Kidlapik, 60, sharply criticized tour companies that promote activities in the area like "walk with the bears" that he said on Twitter make the huge meat-eating animals lose their fear of humans.

"You'll see pictures of tourists touching a bear through the fence," Kidlapik told the Free Press by phone Wednesday. "That's not right."

"Bears are losing whatever fear they have of humans," he said. "It's very different from 10 or 15 years ago. Based on my experience and others I've talked to, bears would run away from the sound of an ATV or snowmobile. Today, bears are not doing that. They hang around. They won't run away.
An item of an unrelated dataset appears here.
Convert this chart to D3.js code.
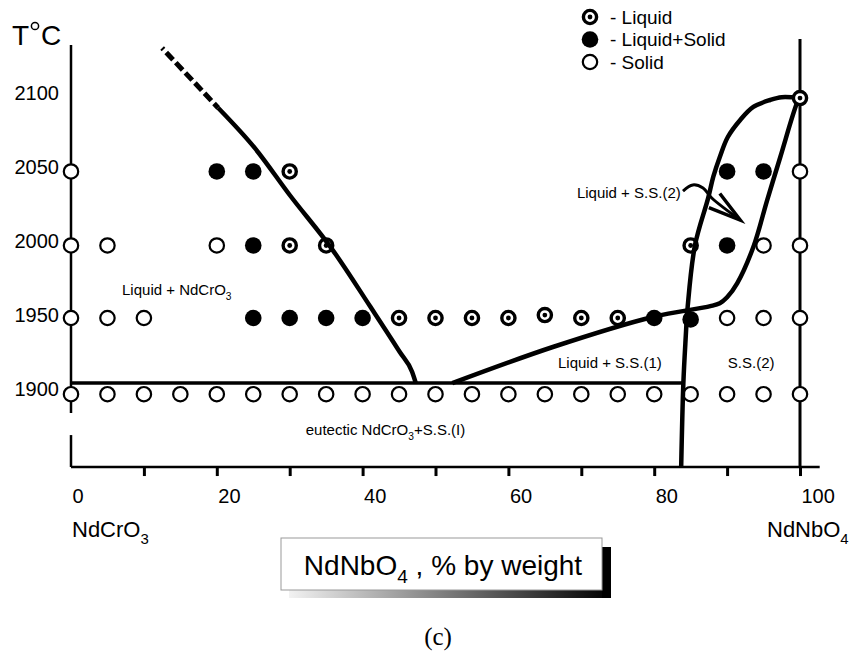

They'll go on the trail beside you."

The Nunavut government and the World Wildlife Fund have worked together to try to reduce conflicts between bears and humans, including building steel food storage bins, electric fences around dog team pens, and outfitting hunters with bear sprays and bear "bangers,"  the Canadian Press reports.

Another factor is a steady warming climate, shrinking the ice that polar bears use as a hunting platform, the CP reports. Western Hudson Bay is estimated to be losing up to five days of sea ice cover per decade.

Still, fatalities from polar bear attacks are relatively rare. A 2017 report from the U.S. Fish and Wildlife Service on bear attacks found 73 recorded predatory attacks and 20 fatalities between 1870 and 2014. Although the list is expected to be incomplete.

Nearly two-thirds of the attacks were by young adult bears who were starting to starve. Nearly nine in 10 attacks occurred between July and December when the sea ice was at its lowest.

The last polar bear attack in Arviat was in 1999, when a 64-year-old Baker Lake woman was mauled to death while trying to stop the 250-pound bear from attacking her fellow campers,according to the Nunatsiaq News.